- **GIVEN REQUEST**: A precise retyping is required of every line from the one containing "What matplotlib code" down to the one containing "source_data = [0.012, 0.006, 0.001, 0.0, 0.0]", both included, and of no other line.

======== DATA PROVIDED

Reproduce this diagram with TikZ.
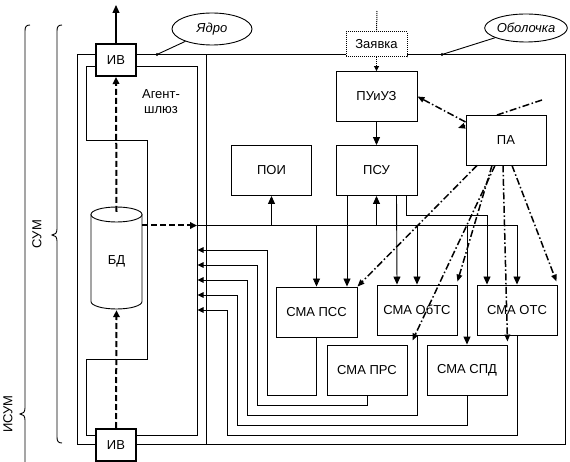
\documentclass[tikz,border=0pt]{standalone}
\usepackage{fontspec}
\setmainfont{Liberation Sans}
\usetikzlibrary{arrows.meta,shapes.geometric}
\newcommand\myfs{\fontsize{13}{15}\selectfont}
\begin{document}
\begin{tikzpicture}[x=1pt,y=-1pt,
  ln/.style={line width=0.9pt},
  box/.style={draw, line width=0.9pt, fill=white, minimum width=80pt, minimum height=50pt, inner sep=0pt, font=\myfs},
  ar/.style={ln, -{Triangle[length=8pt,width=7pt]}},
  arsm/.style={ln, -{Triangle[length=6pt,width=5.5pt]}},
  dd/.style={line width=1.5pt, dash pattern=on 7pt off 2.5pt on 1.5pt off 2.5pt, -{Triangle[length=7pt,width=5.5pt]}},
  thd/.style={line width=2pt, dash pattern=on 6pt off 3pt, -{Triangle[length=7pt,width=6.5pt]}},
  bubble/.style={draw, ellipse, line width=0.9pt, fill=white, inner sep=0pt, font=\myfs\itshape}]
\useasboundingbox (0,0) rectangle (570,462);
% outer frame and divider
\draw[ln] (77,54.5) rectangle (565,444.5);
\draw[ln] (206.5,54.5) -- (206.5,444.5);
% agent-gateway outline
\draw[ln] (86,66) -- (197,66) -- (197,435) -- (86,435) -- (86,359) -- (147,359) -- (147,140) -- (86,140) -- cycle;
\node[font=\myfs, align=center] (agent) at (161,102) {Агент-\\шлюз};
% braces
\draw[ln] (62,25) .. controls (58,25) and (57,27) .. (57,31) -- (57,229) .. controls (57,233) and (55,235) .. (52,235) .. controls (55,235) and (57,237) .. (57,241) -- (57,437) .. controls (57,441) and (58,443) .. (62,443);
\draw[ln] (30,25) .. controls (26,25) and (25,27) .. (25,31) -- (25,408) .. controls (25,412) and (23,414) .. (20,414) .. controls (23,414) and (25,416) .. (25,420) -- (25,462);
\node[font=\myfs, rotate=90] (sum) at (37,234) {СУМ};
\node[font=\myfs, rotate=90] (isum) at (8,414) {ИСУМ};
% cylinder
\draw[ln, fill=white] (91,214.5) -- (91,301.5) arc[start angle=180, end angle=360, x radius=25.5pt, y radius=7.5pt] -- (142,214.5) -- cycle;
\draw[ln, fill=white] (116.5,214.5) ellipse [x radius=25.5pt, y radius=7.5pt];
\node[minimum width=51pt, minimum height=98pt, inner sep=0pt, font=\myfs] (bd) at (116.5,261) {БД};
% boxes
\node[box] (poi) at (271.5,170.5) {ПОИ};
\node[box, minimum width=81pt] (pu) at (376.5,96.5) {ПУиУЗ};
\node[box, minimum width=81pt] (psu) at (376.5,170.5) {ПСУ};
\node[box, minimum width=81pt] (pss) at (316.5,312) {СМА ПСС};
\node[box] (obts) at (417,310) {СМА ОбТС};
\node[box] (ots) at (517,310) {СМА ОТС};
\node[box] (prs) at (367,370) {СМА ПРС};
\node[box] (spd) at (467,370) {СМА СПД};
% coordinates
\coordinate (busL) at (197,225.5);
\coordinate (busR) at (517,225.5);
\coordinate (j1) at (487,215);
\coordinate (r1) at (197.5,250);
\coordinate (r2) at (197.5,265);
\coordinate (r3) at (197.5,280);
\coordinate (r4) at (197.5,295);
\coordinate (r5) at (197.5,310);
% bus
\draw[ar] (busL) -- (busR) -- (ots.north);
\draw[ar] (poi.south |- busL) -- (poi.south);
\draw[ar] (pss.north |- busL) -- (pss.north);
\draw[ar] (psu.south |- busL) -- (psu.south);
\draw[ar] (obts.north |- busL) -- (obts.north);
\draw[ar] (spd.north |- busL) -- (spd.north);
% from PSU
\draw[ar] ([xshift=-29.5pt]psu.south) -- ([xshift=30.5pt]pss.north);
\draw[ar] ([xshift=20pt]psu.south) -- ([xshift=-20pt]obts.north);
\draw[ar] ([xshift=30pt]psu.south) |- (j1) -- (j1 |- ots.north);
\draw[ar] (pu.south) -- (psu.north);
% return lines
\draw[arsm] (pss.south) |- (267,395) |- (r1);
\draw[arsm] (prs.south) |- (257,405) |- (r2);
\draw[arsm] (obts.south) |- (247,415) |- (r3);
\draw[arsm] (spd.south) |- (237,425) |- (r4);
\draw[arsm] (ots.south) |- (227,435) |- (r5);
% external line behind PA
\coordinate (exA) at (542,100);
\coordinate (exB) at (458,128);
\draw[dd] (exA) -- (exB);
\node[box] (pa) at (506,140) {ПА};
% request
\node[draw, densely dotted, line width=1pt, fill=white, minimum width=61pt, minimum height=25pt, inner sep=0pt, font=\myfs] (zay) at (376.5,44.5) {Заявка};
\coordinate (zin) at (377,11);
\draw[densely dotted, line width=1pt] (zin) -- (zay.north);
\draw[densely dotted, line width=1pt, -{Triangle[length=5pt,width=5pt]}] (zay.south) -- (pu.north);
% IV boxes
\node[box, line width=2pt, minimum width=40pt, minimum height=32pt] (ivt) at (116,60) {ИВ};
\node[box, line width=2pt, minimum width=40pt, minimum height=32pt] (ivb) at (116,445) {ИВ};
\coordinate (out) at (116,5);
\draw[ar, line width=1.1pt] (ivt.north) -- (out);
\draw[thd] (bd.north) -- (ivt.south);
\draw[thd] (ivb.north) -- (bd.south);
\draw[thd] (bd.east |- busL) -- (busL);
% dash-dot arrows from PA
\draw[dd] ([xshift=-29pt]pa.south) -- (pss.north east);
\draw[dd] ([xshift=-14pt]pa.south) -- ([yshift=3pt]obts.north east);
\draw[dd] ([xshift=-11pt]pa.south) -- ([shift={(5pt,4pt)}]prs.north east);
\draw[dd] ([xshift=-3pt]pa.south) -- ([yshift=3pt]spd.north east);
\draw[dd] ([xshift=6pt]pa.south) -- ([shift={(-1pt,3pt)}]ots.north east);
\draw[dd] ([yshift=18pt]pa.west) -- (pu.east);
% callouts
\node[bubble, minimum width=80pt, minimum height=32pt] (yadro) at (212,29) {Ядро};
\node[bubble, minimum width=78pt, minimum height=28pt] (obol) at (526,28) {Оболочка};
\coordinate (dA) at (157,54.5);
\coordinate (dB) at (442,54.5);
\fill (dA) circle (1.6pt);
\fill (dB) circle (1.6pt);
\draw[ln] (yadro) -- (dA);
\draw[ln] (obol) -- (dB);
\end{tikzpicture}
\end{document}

================
======== DATA PROVIDED

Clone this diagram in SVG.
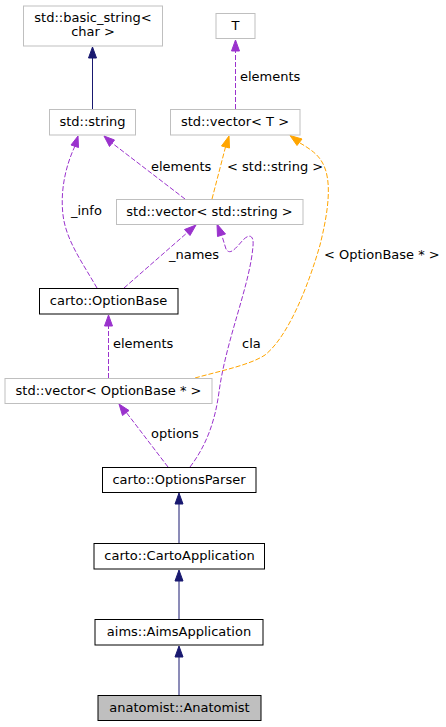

================
======== DATA PROVIDED

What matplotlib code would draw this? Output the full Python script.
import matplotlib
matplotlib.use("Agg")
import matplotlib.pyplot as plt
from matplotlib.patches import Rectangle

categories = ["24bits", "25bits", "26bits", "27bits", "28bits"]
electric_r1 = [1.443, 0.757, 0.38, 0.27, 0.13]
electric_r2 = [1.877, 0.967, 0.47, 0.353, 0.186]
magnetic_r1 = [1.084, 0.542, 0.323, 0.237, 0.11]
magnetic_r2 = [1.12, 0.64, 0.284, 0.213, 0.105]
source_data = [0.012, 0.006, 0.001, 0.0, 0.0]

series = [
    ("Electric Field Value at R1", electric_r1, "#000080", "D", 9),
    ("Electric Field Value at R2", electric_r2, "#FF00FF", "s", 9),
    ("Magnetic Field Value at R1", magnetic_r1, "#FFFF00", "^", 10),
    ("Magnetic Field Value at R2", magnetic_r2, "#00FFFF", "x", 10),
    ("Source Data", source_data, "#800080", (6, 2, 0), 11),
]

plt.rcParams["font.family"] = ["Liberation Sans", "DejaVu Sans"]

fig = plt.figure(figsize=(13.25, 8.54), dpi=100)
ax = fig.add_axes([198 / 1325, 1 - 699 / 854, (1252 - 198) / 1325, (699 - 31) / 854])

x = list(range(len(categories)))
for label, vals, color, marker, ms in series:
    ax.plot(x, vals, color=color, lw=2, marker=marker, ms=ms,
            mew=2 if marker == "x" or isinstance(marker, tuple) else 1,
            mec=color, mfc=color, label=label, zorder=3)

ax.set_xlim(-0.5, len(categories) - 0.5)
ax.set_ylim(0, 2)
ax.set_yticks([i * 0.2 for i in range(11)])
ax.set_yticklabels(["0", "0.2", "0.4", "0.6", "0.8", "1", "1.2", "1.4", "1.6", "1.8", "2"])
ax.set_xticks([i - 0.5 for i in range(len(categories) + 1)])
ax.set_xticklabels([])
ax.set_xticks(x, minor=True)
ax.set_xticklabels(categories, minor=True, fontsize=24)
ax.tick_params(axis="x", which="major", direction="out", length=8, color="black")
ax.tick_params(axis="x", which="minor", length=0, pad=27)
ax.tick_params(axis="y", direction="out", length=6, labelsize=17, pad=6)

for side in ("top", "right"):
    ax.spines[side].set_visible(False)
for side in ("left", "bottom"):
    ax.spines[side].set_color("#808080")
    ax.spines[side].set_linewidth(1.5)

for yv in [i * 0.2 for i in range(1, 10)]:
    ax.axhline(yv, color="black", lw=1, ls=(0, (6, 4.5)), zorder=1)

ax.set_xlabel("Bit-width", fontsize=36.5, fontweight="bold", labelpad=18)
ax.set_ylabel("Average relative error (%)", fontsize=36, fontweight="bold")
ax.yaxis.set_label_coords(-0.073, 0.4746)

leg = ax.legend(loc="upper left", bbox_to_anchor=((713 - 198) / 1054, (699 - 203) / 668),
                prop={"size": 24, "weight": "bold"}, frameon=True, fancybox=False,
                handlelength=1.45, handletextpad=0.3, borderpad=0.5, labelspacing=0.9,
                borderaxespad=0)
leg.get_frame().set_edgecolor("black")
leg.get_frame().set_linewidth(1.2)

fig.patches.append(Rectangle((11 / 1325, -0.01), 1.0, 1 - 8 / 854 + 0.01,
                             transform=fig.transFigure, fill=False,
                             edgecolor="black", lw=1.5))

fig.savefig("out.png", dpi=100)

================

- **ANSWER TO THIS TASK**:
What matplotlib code would draw this? Output the full Python script.
import matplotlib
matplotlib.use("Agg")
import matplotlib.pyplot as plt
from matplotlib.patches import Rectangle

categories = ["24bits", "25bits", "26bits", "27bits", "28bits"]
electric_r1 = [1.443, 0.757, 0.38, 0.27, 0.13]
electric_r2 = [1.877, 0.967, 0.47, 0.353, 0.186]
magnetic_r1 = [1.084, 0.542, 0.323, 0.237, 0.11]
magnetic_r2 = [1.12, 0.64, 0.284, 0.213, 0.105]
source_data = [0.012, 0.006, 0.001, 0.0, 0.0]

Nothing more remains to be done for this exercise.